» MATERIAL FOR THIS EXERCISE
════════

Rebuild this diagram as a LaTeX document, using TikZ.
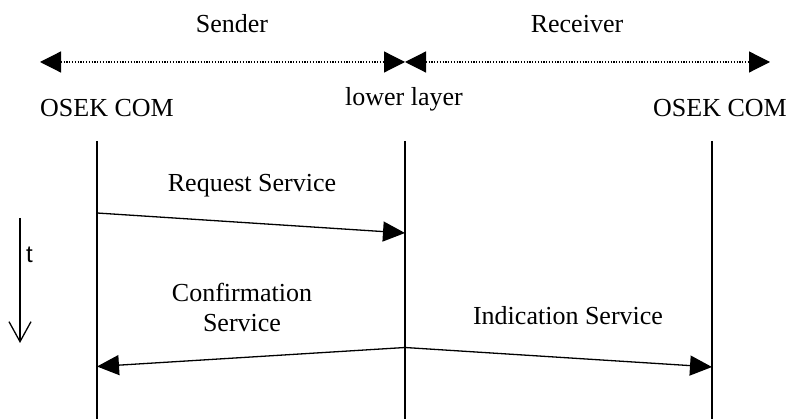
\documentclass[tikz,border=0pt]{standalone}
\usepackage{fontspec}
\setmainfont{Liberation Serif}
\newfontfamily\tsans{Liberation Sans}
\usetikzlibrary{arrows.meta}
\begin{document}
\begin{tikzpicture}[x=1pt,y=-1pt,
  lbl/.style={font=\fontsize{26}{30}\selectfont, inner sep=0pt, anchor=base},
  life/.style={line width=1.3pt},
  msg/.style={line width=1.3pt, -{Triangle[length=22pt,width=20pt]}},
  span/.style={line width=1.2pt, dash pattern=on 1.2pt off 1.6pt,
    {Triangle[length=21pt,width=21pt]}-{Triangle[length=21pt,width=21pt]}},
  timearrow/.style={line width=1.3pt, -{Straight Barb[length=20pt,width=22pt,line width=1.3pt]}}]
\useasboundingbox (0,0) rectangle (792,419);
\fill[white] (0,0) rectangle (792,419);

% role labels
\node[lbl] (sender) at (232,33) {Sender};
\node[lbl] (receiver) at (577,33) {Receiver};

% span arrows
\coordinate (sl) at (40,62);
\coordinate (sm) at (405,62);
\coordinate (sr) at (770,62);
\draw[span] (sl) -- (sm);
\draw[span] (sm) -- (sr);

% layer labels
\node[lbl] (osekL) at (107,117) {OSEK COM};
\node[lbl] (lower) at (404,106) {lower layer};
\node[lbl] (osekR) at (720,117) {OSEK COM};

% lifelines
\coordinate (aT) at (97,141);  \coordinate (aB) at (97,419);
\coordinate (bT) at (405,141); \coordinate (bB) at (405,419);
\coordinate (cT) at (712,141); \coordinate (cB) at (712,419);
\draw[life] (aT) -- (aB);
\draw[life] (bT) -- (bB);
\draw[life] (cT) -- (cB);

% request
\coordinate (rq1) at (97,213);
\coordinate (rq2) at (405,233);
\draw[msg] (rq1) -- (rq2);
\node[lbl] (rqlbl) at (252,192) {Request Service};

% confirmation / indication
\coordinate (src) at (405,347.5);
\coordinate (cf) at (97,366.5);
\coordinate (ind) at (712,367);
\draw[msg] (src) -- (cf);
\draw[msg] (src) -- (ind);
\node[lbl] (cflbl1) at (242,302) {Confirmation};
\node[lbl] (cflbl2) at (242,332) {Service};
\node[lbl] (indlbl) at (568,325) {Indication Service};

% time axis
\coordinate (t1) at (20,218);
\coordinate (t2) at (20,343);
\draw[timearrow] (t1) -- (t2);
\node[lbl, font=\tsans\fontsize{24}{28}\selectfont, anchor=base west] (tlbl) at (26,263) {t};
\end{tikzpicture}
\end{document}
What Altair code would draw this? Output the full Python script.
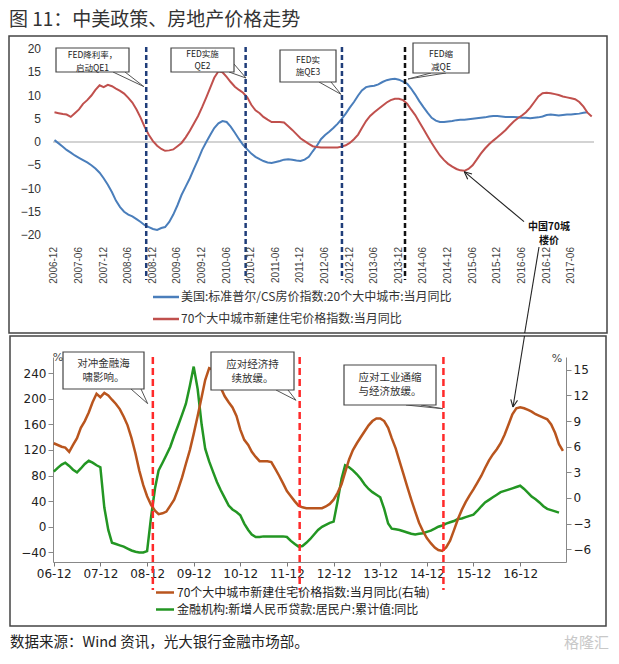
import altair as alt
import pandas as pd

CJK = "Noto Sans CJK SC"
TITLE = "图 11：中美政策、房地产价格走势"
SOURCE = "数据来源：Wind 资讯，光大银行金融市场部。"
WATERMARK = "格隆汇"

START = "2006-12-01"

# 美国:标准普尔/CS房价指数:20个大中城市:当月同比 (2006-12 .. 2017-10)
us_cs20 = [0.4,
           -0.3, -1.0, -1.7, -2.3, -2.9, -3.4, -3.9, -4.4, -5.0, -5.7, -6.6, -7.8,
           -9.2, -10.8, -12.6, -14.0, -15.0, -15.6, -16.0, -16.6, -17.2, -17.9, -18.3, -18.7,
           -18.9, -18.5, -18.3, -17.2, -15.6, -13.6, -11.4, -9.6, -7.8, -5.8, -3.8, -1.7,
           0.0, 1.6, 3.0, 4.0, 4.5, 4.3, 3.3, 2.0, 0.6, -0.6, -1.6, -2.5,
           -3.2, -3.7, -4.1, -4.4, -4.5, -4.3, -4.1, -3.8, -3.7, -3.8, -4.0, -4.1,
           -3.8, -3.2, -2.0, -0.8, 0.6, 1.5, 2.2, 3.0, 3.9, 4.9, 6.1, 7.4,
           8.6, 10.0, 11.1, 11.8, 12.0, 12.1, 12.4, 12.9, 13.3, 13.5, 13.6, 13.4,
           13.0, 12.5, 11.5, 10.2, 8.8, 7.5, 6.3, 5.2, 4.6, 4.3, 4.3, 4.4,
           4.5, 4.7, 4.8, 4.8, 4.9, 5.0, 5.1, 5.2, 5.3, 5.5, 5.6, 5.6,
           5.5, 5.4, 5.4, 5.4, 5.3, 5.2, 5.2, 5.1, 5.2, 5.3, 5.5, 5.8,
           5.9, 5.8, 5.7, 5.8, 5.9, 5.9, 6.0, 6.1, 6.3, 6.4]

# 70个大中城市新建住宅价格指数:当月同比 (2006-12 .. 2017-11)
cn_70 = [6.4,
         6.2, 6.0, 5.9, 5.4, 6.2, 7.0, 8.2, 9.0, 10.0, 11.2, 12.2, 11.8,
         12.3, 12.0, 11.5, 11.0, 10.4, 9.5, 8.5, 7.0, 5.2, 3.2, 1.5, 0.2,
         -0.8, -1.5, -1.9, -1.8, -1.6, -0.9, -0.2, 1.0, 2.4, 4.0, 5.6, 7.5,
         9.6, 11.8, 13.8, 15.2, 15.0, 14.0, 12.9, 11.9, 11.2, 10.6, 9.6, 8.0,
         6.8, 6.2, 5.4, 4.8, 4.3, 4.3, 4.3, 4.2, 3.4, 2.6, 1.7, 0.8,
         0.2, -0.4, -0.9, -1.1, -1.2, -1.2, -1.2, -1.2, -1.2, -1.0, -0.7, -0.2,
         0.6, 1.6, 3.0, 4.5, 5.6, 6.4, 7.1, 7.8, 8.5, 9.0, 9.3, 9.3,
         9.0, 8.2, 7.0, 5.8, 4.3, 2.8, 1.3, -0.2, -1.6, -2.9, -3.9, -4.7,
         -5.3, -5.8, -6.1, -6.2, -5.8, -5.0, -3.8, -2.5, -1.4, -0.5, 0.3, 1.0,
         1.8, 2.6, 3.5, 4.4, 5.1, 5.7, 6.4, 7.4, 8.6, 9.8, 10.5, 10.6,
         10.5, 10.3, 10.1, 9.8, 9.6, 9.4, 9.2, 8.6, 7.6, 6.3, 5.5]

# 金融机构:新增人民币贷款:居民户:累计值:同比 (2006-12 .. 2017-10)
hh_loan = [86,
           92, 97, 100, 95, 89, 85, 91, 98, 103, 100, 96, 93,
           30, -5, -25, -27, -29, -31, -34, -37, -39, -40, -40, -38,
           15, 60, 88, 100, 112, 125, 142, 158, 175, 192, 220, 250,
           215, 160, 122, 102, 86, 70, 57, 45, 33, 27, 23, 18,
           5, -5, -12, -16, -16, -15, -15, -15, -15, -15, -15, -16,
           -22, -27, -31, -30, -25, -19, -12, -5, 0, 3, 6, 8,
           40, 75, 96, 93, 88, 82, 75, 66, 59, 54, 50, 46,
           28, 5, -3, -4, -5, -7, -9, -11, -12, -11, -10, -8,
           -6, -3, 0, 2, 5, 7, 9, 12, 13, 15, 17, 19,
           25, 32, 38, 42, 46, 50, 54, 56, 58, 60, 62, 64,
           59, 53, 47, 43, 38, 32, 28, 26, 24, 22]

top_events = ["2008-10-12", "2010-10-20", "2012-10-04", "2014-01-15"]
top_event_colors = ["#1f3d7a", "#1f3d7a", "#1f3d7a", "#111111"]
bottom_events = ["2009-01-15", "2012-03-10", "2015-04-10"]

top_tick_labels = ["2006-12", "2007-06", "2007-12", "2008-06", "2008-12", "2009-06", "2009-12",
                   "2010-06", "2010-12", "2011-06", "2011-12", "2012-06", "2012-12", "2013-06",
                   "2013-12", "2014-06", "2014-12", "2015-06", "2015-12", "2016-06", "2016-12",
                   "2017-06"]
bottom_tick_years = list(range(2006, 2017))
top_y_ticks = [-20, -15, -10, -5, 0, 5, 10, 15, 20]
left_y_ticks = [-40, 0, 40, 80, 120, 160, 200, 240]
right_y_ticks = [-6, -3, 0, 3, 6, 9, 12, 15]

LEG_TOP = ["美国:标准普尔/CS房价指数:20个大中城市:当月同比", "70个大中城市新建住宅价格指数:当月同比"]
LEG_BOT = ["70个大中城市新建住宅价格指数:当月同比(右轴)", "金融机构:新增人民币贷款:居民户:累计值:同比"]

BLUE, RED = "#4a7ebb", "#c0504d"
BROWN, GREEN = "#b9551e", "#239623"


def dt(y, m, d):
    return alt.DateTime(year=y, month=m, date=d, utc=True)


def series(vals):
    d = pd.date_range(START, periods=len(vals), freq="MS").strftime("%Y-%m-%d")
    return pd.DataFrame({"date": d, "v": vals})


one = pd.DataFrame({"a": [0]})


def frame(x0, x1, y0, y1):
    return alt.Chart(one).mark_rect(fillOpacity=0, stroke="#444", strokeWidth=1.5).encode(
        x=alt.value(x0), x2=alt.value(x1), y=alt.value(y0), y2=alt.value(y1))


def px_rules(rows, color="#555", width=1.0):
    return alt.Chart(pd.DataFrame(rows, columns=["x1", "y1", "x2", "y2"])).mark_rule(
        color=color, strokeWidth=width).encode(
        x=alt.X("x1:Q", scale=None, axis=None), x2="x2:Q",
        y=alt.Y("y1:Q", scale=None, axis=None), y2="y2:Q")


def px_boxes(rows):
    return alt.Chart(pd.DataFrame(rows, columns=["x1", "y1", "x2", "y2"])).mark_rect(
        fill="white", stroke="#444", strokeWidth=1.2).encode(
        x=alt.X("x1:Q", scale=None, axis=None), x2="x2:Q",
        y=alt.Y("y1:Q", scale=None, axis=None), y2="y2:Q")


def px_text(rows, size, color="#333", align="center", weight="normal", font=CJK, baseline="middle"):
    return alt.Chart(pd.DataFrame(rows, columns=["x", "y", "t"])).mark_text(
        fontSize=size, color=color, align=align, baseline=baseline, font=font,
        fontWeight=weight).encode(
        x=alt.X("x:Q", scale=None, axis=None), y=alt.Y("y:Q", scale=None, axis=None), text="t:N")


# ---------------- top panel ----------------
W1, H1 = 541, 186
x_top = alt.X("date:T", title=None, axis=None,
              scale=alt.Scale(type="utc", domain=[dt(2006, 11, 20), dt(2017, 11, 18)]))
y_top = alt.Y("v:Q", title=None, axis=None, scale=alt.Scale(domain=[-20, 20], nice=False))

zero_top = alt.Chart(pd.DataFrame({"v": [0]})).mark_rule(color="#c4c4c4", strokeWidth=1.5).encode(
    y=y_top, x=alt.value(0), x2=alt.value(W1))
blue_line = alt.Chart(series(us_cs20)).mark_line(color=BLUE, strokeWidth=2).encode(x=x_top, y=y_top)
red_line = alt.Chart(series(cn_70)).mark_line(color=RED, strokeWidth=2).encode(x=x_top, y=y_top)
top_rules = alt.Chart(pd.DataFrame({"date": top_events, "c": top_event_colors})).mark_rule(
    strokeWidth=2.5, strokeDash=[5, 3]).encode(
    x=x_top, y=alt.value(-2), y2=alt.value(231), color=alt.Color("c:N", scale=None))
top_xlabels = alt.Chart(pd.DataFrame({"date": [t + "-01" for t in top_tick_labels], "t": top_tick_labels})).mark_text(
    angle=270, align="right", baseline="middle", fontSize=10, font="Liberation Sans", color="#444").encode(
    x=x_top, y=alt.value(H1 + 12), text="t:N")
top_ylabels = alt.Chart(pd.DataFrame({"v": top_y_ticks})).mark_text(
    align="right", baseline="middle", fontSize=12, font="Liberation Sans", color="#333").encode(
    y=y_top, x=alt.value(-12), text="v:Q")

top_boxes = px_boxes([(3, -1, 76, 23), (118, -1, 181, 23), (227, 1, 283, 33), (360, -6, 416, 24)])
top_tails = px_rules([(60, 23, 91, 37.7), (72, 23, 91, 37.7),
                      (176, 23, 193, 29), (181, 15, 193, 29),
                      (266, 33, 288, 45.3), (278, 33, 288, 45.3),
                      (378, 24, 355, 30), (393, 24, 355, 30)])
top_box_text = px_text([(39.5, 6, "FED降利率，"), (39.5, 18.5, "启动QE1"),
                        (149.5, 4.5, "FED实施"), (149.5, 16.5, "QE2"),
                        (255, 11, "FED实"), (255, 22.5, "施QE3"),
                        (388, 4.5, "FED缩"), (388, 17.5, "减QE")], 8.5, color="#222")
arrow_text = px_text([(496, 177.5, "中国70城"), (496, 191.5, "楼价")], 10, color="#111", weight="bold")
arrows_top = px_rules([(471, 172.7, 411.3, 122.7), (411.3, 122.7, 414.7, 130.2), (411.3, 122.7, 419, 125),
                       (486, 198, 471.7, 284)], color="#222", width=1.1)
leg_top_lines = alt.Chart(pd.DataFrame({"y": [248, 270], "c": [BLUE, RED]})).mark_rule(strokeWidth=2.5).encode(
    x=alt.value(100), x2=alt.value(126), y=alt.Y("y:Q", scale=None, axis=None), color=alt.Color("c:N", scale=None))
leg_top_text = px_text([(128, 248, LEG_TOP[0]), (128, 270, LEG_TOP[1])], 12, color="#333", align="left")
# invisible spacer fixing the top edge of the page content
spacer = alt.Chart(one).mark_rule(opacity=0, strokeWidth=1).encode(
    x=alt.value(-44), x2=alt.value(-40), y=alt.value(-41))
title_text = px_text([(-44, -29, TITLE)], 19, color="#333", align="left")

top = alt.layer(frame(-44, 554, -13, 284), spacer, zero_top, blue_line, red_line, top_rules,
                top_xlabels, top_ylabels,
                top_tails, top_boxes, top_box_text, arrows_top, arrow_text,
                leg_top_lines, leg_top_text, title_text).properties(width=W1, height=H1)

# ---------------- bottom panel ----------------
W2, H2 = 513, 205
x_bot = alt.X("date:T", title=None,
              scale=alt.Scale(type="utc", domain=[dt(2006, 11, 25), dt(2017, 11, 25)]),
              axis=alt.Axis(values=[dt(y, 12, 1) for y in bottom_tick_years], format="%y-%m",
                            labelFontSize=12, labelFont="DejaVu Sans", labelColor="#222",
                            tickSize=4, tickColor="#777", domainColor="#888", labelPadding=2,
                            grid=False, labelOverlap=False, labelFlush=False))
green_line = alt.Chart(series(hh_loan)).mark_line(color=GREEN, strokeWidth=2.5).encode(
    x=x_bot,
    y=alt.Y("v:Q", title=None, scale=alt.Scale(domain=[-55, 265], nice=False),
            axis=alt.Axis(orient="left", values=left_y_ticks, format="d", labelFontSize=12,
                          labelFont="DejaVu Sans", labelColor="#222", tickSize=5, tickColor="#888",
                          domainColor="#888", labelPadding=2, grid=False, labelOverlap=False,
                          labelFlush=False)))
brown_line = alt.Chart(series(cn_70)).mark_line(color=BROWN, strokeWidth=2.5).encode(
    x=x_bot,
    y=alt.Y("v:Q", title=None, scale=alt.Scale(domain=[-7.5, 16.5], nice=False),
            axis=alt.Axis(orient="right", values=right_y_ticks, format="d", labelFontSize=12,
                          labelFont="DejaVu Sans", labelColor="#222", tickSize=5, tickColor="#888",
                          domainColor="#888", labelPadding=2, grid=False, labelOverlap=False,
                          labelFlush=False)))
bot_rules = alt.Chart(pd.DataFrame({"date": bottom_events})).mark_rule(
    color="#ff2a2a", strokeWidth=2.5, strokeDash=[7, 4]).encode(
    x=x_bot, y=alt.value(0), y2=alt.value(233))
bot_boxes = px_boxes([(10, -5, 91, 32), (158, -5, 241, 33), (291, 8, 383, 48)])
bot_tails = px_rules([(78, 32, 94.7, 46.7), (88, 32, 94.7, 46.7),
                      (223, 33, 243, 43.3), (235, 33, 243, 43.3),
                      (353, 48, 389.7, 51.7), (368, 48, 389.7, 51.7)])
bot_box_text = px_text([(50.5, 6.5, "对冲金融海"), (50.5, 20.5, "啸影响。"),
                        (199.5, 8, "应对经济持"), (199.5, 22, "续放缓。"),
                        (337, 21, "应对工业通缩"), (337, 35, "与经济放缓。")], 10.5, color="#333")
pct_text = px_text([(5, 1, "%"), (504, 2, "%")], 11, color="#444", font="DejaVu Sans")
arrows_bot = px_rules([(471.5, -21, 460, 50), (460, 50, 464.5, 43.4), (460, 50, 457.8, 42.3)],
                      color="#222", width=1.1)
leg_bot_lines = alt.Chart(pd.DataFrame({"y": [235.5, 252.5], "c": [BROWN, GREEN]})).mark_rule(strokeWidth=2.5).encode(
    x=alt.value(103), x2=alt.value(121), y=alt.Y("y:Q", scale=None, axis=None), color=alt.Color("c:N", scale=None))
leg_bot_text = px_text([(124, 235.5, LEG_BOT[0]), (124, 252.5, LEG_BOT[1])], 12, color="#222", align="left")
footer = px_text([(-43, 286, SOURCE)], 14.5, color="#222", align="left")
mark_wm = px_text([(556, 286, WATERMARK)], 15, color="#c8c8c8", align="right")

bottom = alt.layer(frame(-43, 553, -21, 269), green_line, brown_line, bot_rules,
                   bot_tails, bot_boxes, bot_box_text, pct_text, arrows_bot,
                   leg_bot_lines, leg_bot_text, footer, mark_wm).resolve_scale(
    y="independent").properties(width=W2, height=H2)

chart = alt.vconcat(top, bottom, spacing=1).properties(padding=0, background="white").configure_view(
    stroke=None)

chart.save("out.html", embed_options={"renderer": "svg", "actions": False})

════════

» YOUR INSTRUCTIONS
Exactly reproduce the run of lines from the start of the listing through the line with "(osekR) at (720,117)", inclusive; pictures are not copied.

» THE OUTPUT
Rebuild this diagram as a LaTeX document, using TikZ.
\documentclass[tikz,border=0pt]{standalone}
\usepackage{fontspec}
\setmainfont{Liberation Serif}
\newfontfamily\tsans{Liberation Sans}
\usetikzlibrary{arrows.meta}
\begin{document}
\begin{tikzpicture}[x=1pt,y=-1pt,
  lbl/.style={font=\fontsize{26}{30}\selectfont, inner sep=0pt, anchor=base},
  life/.style={line width=1.3pt},
  msg/.style={line width=1.3pt, -{Triangle[length=22pt,width=20pt]}},
  span/.style={line width=1.2pt, dash pattern=on 1.2pt off 1.6pt,
    {Triangle[length=21pt,width=21pt]}-{Triangle[length=21pt,width=21pt]}},
  timearrow/.style={line width=1.3pt, -{Straight Barb[length=20pt,width=22pt,line width=1.3pt]}}]
\useasboundingbox (0,0) rectangle (792,419);
\fill[white] (0,0) rectangle (792,419);

% role labels
\node[lbl] (sender) at (232,33) {Sender};
\node[lbl] (receiver) at (577,33) {Receiver};

% span arrows
\coordinate (sl) at (40,62);
\coordinate (sm) at (405,62);
\coordinate (sr) at (770,62);
\draw[span] (sl) -- (sm);
\draw[span] (sm) -- (sr);

% layer labels
\node[lbl] (osekL) at (107,117) {OSEK COM};
\node[lbl] (lower) at (404,106) {lower layer};
\node[lbl] (osekR) at (720,117) {OSEK COM};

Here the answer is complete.